■ Stated goal
Set the listing down again in full, word for word, with the pictures left out.

■ Data segment
-*-
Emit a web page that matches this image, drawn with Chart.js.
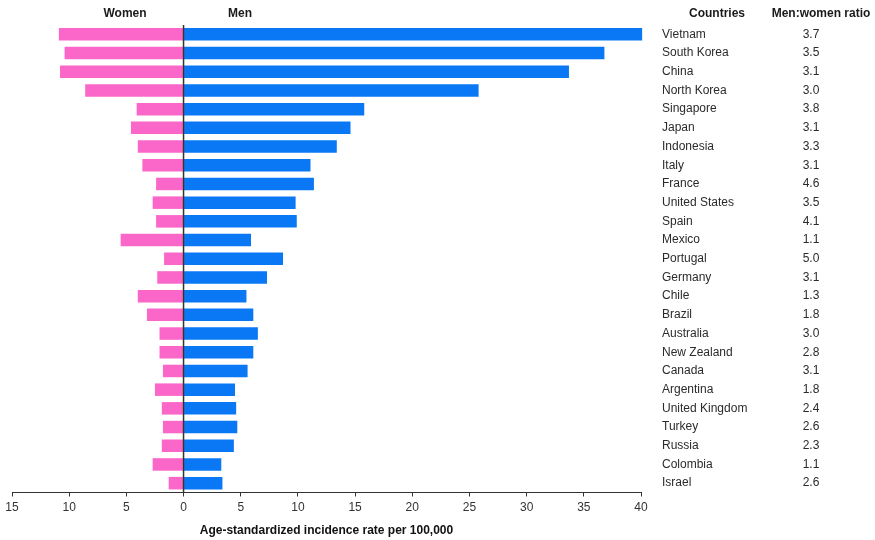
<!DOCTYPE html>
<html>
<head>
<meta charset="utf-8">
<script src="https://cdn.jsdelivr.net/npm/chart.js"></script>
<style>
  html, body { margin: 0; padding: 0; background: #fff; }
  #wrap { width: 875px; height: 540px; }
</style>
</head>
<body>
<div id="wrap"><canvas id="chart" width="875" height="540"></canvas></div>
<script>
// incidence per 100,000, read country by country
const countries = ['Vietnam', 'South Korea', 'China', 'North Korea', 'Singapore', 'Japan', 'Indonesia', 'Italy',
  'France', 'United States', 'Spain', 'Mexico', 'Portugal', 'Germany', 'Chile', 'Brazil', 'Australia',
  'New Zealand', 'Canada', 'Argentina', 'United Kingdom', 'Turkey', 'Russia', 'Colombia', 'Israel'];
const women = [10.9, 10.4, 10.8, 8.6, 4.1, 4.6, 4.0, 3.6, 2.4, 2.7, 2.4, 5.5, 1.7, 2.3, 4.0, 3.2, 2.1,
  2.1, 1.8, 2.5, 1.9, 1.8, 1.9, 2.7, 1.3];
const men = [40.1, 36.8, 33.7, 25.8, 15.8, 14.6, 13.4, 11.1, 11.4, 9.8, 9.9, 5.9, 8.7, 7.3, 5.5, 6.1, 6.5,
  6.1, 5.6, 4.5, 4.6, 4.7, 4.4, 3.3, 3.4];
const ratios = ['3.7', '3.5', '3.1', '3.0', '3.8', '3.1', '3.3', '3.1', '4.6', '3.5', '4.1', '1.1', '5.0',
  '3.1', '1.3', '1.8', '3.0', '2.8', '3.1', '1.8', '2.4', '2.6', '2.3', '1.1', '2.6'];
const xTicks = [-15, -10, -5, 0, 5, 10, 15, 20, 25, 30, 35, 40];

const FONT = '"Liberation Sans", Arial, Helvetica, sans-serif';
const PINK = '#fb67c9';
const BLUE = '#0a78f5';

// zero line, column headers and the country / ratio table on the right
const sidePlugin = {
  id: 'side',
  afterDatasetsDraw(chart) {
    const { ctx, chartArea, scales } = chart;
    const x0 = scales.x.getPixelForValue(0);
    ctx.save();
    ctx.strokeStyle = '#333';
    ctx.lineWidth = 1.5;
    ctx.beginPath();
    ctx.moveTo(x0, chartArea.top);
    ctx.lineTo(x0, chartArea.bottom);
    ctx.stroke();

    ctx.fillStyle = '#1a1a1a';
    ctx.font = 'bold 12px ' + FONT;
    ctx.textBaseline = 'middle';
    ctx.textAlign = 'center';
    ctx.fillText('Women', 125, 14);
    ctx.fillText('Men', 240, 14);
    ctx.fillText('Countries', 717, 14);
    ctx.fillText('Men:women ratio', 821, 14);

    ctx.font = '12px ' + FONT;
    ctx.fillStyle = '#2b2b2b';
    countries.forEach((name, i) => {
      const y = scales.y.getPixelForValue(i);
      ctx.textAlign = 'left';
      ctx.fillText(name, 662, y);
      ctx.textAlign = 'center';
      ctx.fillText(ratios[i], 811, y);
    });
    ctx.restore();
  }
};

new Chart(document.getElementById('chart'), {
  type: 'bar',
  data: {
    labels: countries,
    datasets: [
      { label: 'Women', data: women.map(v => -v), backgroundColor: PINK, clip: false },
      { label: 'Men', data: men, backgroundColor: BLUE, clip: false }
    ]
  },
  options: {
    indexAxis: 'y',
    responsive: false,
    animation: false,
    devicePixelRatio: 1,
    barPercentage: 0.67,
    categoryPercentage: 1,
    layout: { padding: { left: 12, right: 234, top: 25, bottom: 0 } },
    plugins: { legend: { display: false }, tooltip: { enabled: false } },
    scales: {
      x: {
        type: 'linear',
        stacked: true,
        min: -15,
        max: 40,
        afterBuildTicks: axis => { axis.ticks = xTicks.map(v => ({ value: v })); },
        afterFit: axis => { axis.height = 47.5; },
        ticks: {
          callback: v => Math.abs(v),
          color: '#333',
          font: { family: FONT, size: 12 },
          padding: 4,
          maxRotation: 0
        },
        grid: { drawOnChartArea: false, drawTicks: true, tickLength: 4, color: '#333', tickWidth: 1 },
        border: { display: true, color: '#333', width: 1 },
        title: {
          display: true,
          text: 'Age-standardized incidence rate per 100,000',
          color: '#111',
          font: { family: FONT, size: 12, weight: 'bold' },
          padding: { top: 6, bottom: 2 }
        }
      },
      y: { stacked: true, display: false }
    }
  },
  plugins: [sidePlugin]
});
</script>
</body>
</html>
-*-
■ Exercise output
Emit a web page that matches this image, drawn with Chart.js.
<!DOCTYPE html>
<html>
<head>
<meta charset="utf-8">
<script src="https://cdn.jsdelivr.net/npm/chart.js"></script>
<style>
  html, body { margin: 0; padding: 0; background: #fff; }
  #wrap { width: 875px; height: 540px; }
</style>
</head>
<body>
<div id="wrap"><canvas id="chart" width="875" height="540"></canvas></div>
<script>
// incidence per 100,000, read country by country
const countries = ['Vietnam', 'South Korea', 'China', 'North Korea', 'Singapore', 'Japan', 'Indonesia', 'Italy',
  'France', 'United States', 'Spain', 'Mexico', 'Portugal', 'Germany', 'Chile', 'Brazil', 'Australia',
  'New Zealand', 'Canada', 'Argentina', 'United Kingdom', 'Turkey', 'Russia', 'Colombia', 'Israel'];
const women = [10.9, 10.4, 10.8, 8.6, 4.1, 4.6, 4.0, 3.6, 2.4, 2.7, 2.4, 5.5, 1.7, 2.3, 4.0, 3.2, 2.1,
  2.1, 1.8, 2.5, 1.9, 1.8, 1.9, 2.7, 1.3];
const men = [40.1, 36.8, 33.7, 25.8, 15.8, 14.6, 13.4, 11.1, 11.4, 9.8, 9.9, 5.9, 8.7, 7.3, 5.5, 6.1, 6.5,
  6.1, 5.6, 4.5, 4.6, 4.7, 4.4, 3.3, 3.4];
const ratios = ['3.7', '3.5', '3.1', '3.0', '3.8', '3.1', '3.3', '3.1', '4.6', '3.5', '4.1', '1.1', '5.0',
  '3.1', '1.3', '1.8', '3.0', '2.8', '3.1', '1.8', '2.4', '2.6', '2.3', '1.1', '2.6'];
const xTicks = [-15, -10, -5, 0, 5, 10, 15, 20, 25, 30, 35, 40];

const FONT = '"Liberation Sans", Arial, Helvetica, sans-serif';
const PINK = '#fb67c9';
const BLUE = '#0a78f5';

// zero line, column headers and the country / ratio table on the right
const sidePlugin = {
  id: 'side',
  afterDatasetsDraw(chart) {
    const { ctx, chartArea, scales } = chart;
    const x0 = scales.x.getPixelForValue(0);
    ctx.save();
    ctx.strokeStyle = '#333';
    ctx.lineWidth = 1.5;
    ctx.beginPath();
    ctx.moveTo(x0, chartArea.top);
    ctx.lineTo(x0, chartArea.bottom);
    ctx.stroke();

    ctx.fillStyle = '#1a1a1a';
    ctx.font = 'bold 12px ' + FONT;
    ctx.textBaseline = 'middle';
    ctx.textAlign = 'center';
    ctx.fillText('Women', 125, 14);
    ctx.fillText('Men', 240, 14);
    ctx.fillText('Countries', 717, 14);
    ctx.fillText('Men:women ratio', 821, 14);

    ctx.font = '12px ' + FONT;
    ctx.fillStyle = '#2b2b2b';
    countries.forEach((name, i) => {
      const y = scales.y.getPixelForValue(i);
      ctx.textAlign = 'left';
      ctx.fillText(name, 662, y);
      ctx.textAlign = 'center';
      ctx.fillText(ratios[i], 811, y);
    });
    ctx.restore();
  }
};

new Chart(document.getElementById('chart'), {
  type: 'bar',
  data: {
    labels: countries,
    datasets: [
      { label: 'Women', data: women.map(v => -v), backgroundColor: PINK, clip: false },
      { label: 'Men', data: men, backgroundColor: BLUE, clip: false }
    ]
  },
  options: {
    indexAxis: 'y',
    responsive: false,
    animation: false,
    devicePixelRatio: 1,
    barPercentage: 0.67,
    categoryPercentage: 1,
    layout: { padding: { left: 12, right: 234, top: 25, bottom: 0 } },
    plugins: { legend: { display: false }, tooltip: { enabled: false } },
    scales: {
      x: {
        type: 'linear',
        stacked: true,
        min: -15,
        max: 40,
        afterBuildTicks: axis => { axis.ticks = xTicks.map(v => ({ value: v })); },
        afterFit: axis => { axis.height = 47.5; },
        ticks: {
          callback: v => Math.abs(v),
          color: '#333',
          font: { family: FONT, size: 12 },
          padding: 4,
          maxRotation: 0
        },
        grid: { drawOnChartArea: false, drawTicks: true, tickLength: 4, color: '#333', tickWidth: 1 },
        border: { display: true, color: '#333', width: 1 },
        title: {
          display: true,
          text: 'Age-standardized incidence rate per 100,000',
          color: '#111',
          font: { family: FONT, size: 12, weight: 'bold' },
          padding: { top: 6, bottom: 2 }
        }
      },
      y: { stacked: true, display: false }
    }
  },
  plugins: [sidePlugin]
});
</script>
</body>
</html>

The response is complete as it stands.